Set a timer for 10 minutes. Using a timer removes the distraction of wondering how long you've been sitting. Many people use their phone timer with a gentle alarm tone, or a meditation app with a soft bell.

Minutes 1-2: Arrive. Take three slow, deep breaths — in through the nose, out through the mouth. Each exhale should be longer than the inhale. This activates your parasympathetic nervous system and signals your body to downshift. After three breaths, let your breathing return to its natural rhythm. Spend these first two minutes simply noticing how you feel — tired, anxious, energized, scattered. No judgment, just observation.

Minutes 3-7: Focus on breath. Bring your attention to the physical sensation of breathing. Notice the air entering your nostrils, the rise and fall of your chest or belly, the brief pause between inhale and exhale. When your mind wanders — and it will, constantly — gently return your attention to the breath. This redirection is not failure; it is the exercise. Each time you notice you've drifted and come back, you're strengthening the same mental muscle that helps you focus throughout the day.
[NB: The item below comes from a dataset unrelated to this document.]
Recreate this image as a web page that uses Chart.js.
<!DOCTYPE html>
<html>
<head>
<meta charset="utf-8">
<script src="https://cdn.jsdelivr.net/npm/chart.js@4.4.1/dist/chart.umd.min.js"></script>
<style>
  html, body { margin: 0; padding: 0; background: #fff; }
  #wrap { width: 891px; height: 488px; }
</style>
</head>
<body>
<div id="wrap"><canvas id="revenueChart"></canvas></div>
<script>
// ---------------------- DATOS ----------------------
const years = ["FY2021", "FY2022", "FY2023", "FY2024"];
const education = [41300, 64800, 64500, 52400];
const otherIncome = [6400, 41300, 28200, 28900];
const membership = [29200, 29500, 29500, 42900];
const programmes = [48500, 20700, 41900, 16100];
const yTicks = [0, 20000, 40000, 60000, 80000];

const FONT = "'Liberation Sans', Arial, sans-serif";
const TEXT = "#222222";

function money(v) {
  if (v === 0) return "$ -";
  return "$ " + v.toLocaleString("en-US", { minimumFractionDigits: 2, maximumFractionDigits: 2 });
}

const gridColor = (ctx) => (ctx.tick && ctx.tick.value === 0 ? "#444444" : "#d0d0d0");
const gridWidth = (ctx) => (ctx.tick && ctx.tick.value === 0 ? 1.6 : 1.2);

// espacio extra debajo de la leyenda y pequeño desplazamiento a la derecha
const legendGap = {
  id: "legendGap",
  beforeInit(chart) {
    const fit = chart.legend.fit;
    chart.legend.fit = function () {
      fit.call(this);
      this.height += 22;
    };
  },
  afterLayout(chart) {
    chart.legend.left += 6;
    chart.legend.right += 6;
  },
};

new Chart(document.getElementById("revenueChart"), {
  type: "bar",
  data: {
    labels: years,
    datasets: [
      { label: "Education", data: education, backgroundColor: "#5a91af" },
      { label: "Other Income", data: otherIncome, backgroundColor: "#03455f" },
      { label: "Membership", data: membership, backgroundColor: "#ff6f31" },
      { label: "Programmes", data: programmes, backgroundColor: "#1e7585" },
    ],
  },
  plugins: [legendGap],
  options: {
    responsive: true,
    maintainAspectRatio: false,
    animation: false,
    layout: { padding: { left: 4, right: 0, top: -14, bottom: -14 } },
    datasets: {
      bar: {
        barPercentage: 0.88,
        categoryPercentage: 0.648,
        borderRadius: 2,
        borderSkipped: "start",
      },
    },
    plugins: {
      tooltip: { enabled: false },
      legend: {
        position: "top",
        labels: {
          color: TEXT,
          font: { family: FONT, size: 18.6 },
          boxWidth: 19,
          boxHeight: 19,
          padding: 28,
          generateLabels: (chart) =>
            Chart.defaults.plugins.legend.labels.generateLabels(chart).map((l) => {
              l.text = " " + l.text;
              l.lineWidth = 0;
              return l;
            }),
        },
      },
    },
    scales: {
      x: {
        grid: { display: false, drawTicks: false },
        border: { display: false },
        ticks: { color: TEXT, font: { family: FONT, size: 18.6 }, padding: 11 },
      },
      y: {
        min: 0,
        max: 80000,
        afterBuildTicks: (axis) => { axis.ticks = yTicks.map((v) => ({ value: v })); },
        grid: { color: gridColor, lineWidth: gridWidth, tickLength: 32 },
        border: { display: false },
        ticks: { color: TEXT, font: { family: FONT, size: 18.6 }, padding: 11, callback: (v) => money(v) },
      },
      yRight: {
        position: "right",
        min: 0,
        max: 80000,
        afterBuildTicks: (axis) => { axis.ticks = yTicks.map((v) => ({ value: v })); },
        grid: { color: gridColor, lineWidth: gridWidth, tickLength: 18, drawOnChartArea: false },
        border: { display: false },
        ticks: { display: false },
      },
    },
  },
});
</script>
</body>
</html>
Minutes 8-10: Expand awareness. Widen your attention from the breath to your whole body. Notice sounds in the room. Feel the temperature of the air. Sense the weight of your body on the cushion or chair. This gradual expansion prepares you to transition back into your day rather than being jarred out of stillness by the timer.
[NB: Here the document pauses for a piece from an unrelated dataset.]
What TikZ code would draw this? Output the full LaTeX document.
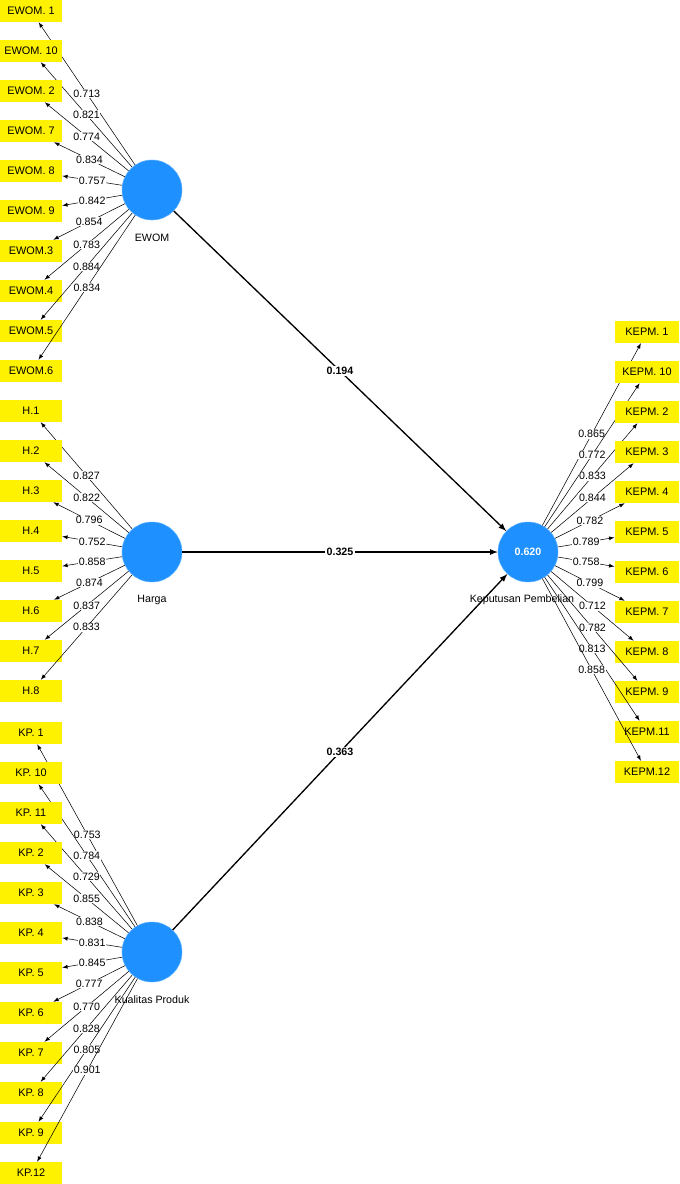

Breathing Techniques to Try

Once you're comfortable with basic breath awareness, experiment with these techniques:

Box breathing (4-4-4-4): Inhale for 4 counts, hold for 4, exhale for 4, hold for 4. This is used by Navy SEALs to manage stress and works exceptionally well for calming morning anxiety.

4-7-8 breathing: Inhale for 4 counts, hold for 7, exhale slowly for 8. This technique strongly activates the relaxation response and is useful if you wake up feeling tense or rushed.

Counting breaths: Simply count each exhale from 1 to 10, then start over. If you lose count, start back at 1. This gives your mind just enough structure to stay anchored without being overly rigid.

Making It Stick: The Habit Stack

The most effective way to build a meditation habit is to attach it to something you already do every morning. This is called habit stacking. For example: "After I pour my coffee, I sit down and meditate for 10 minutes." The existing habit (pouring coffee) becomes the trigger for the new one.

Other effective stacks: after brushing your teeth, after your alarm goes off (before checking your phone), or after a morning stretch. The key is consistency — same trigger, same spot, same time. Your brain will automate the behavior within two to three weeks, and the practice will feel less like a chore and more like a natural part of your morning.

Common Obstacles and How to Handle Them

"I can't stop thinking." You're not supposed to. Meditation isn't about emptying your mind — it's about noticing when your mind wanders and gently bringing it back. Thoughts are normal. The practice is in the returning.

"I don't have time." You have 10 minutes. If you scroll your phone for any amount of time in the morning, you have 10 minutes. Try it for one week and notice whether you feel different. Most people do.

"I feel restless." This often means you're carrying physical tension. Try doing 2-3 minutes of gentle stretching before sitting. This releases some of the nervous energy that makes stillness feel uncomfortable. A solid sleep hygiene routine also helps — better sleep means less morning restlessness.

"I keep falling asleep." Meditate with your eyes slightly open, sit upright instead of leaning back, and avoid meditating in bed. Drowsiness during meditation often signals insufficient deep sleep — your body is catching up when given a moment of stillness.